RV exteriors are usually fiberglass or paint-coated metal. If you’ve got a vintage RV or trailer, it might have unpainted metal like stainless steel or aluminum. Most RV exteriors are pretty tough, but pressure washing can easily damage caulking, sealants, bolts, rivets, gaskets, awnings, and other accessories and finishes on your RV. Washing your RV by hand takes time, but it is much easier on your RV.
Remember it’s always best to work with paint that is cool to the touch — and to work in the shade if possible. If your paint and glass are hot it will make it very difficult to get good results when washing your RV. —BA
What supplies do I need to wash my RV?
Brain Andrus says that having the right equipment is the first step to great results.
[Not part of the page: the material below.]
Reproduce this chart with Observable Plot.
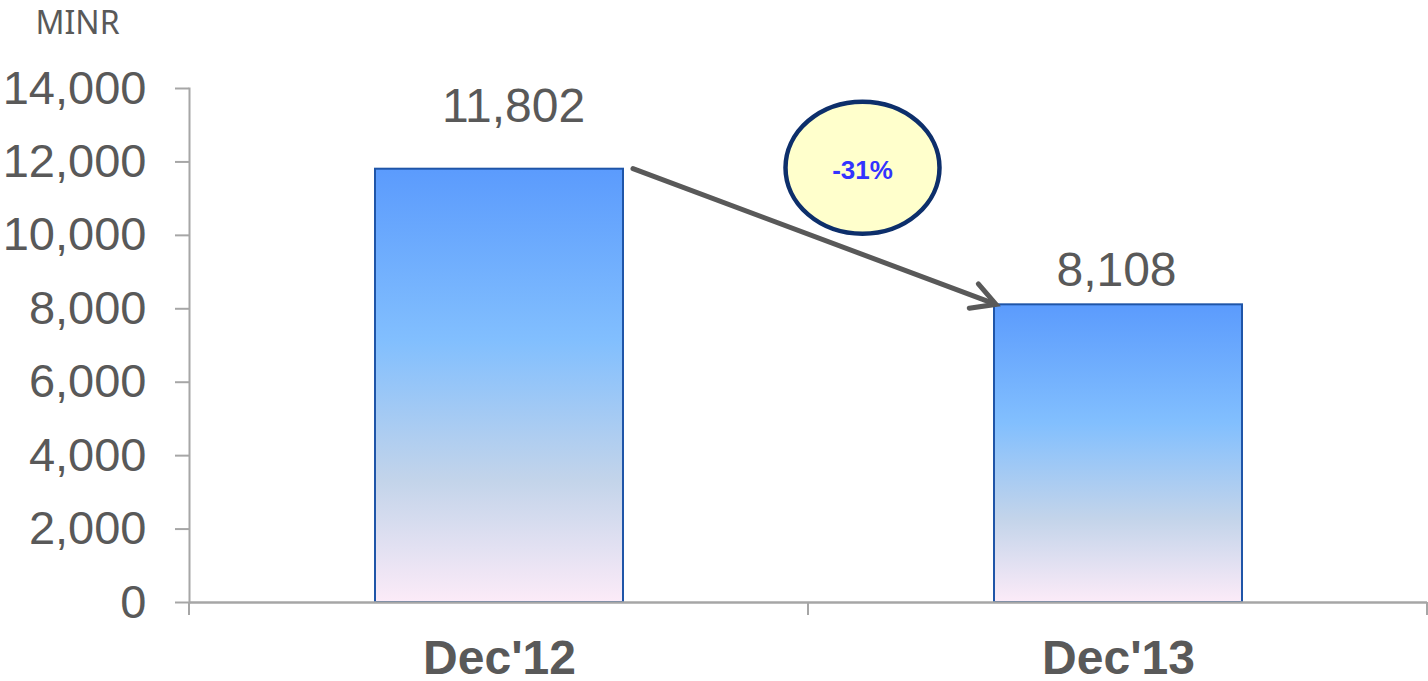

He recommends the following items if you’re planning to wash your RV at home:
- Filtered or deionized water (also known as DI water)
- Automotive soap (Andrus is a big fan of Meguiars #62 Carwash Shampoo & Conditioner, a high-foaming auto shampoo rich in lubricating suds)
- Synthetic lambswool wash mitt (this one by Shurhold is a good example)
- Extension pole (There are different types, but Andrus recommends this Shurhold extension pole)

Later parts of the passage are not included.